Around 200,000 books will be available for the Kindle at launch, and users will also be able to download copies of popular newspapers and magazines, such as The Daily Telegraph, New York Times and Washington Post, to the device for a fee. At the moment British consumers will have to buy both the Kindle and any ebooks from Amazon’s US store, paying in dollars, but Jeff Bezos, Amazon’s founder and chief executive, promises a more “UK-centric Kindle experience” in the future.
But could it be a case of too little, too late for Amazon? In the two years it’s taken for the Kindle to make its way across the Atlantic, British consumers have found other ways of reading their favourite books on the go. Mobile phones, in particular, are proving popular, with software available for both the Apple iPhone and devices running the Google Android operating system that makes it easy for people to buy and download books to read on their handset.
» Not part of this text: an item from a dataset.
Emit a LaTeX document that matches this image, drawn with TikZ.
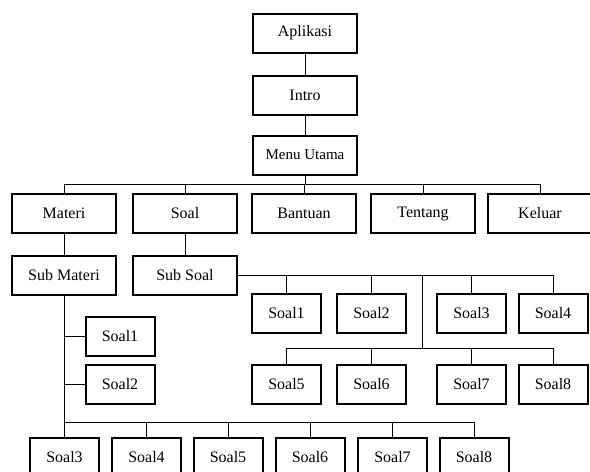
\documentclass[tikz,border=0pt]{standalone}
\usepackage{fontspec}
\setmainfont{Liberation Serif}
\begin{document}
\begin{tikzpicture}[
		x=1pt, y=-1pt,
		every node/.style={font=\fontsize{16pt}{18pt}\selectfont},
		kotak/.style={draw, line width=2pt, minimum width=104pt, minimum height=39pt, inner sep=0pt},
		kecil/.style={kotak, minimum width=69pt},
		garis/.style={line width=0.9pt}
		]
		\useasboundingbox (0,0) rectangle (590,472);
		
		% Kotak utama
		\node [kotak] (aplikasi) at (305,33) {Aplikasi};
		\node [kotak] (intro) at (305,95) {Intro};
		\node [kotak, font=\fontsize{15pt}{17pt}\selectfont] (menu) at (305,155) {Menu Utama};
		
		\node [kotak] (materi) at (64,213.5) {Materi};
		\node [kotak] (soal) at (185,213.5) {Soal};
		\node [kotak] (bantuan) at (304,213.5) {Bantuan};
		\node [kotak] (tentang) at (423,213.5) {Tentang};
		\node [kotak] (keluar) at (540,213.5) {Keluar};
		
		\node [kotak] (submateri) at (64,275.5) {Sub Materi};
		\node [kotak] (subsoal) at (185,275.5) {Sub Soal};
		
		% Soal kanan
		\node [kecil] (ka1) at (286.5,313) {Soal1};
		\node [kecil] (ka2) at (371.5,313) {Soal2};
		\node [kecil] (ka3) at (471.5,313) {Soal3};
		\node [kecil] (ka4) at (553,313) {Soal4};
		\node [kecil] (ka5) at (286.5,384.5) {Soal5};
		\node [kecil] (ka6) at (371.5,384.5) {Soal6};
		\node [kecil] (ka7) at (471.5,384.5) {Soal7};
		\node [kecil] (ka8) at (553,384.5) {Soal8};
		
		% Soal kiri
		\node [kecil] (ki1) at (120,336.5) {Soal1};
		\node [kecil] (ki2) at (120,384.5) {Soal2};
		\node [kecil] (ki3) at (64.5,457.5) {Soal3};
		\node [kecil] (ki4) at (146.5,457.5) {Soal4};
		\node [kecil] (ki5) at (228,457.5) {Soal5};
		\node [kecil] (ki6) at (310,457.5) {Soal6};
		\node [kecil] (ki7) at (392.5,457.5) {Soal7};
		\node [kecil] (ki8) at (474,457.5) {Soal8};
		
		\coordinate (busA) at (0,184);
		\coordinate (cabang) at (422,276);
		\coordinate (busB) at (0,348);
		\coordinate (busC) at (0,422);
		
		\draw [garis] (aplikasi) -- (intro);
		\draw [garis] (intro) -- (menu);
		\draw [garis] (menu) -- (menu |- busA);
		\draw [garis] (materi.north) |- (keluar |- busA) -- (keluar.north);
		\foreach \n in {soal,bantuan,tentang}
			\draw [garis] (\n.north) -- (\n |- busA);
		\draw [garis] (materi) -- (submateri);
		\draw [garis] (soal) -- (subsoal);
		
		\draw [garis] (subsoal.east) -| (ka4.north);
		\foreach \n in {ka1,ka2,ka3}
			\draw [garis] (\n.north) -- (\n |- subsoal.east);
		\draw [garis] (cabang) -- (cabang |- busB);
		\draw [garis] (ka5.north) |- (ka8 |- busB) -- (ka8.north);
		\foreach \n in {ka6,ka7}
			\draw [garis] (\n.north) -- (\n |- busB);
		
		\draw [garis] (submateri.south) -- (submateri |- busC) -| (ki8.north);
		\draw [garis] (ki1.west) -- (ki1.west -| submateri);
		\draw [garis] (ki2.west) -- (ki2.west -| submateri);
		\foreach \n in {ki3,ki4,ki5,ki6,ki7}
			\draw [garis] (\n.north) -- (\n |- busC);
		
	\end{tikzpicture}
\end{document}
And several companies, including Microsoft and Apple, are rumoured to be working on touch-screen tablet-style computers, which would be ideally suited to reading on the go. Although they lack the electronic-ink screens used by ebook readers to provide a natural reading experience, the convenience, portability and additional features offered by a compact tablet could easily outmuscle the likes of Amazon’s Kindle.
While it remains to be seen whether the Kindle, and other ebook readers, can really lure consumers away from traditional paperbacks, the ability to carry thousands of books on a single device, and download the latest novel while commuting to work, certainly marks a new chapter in what is sure to be a long-running story.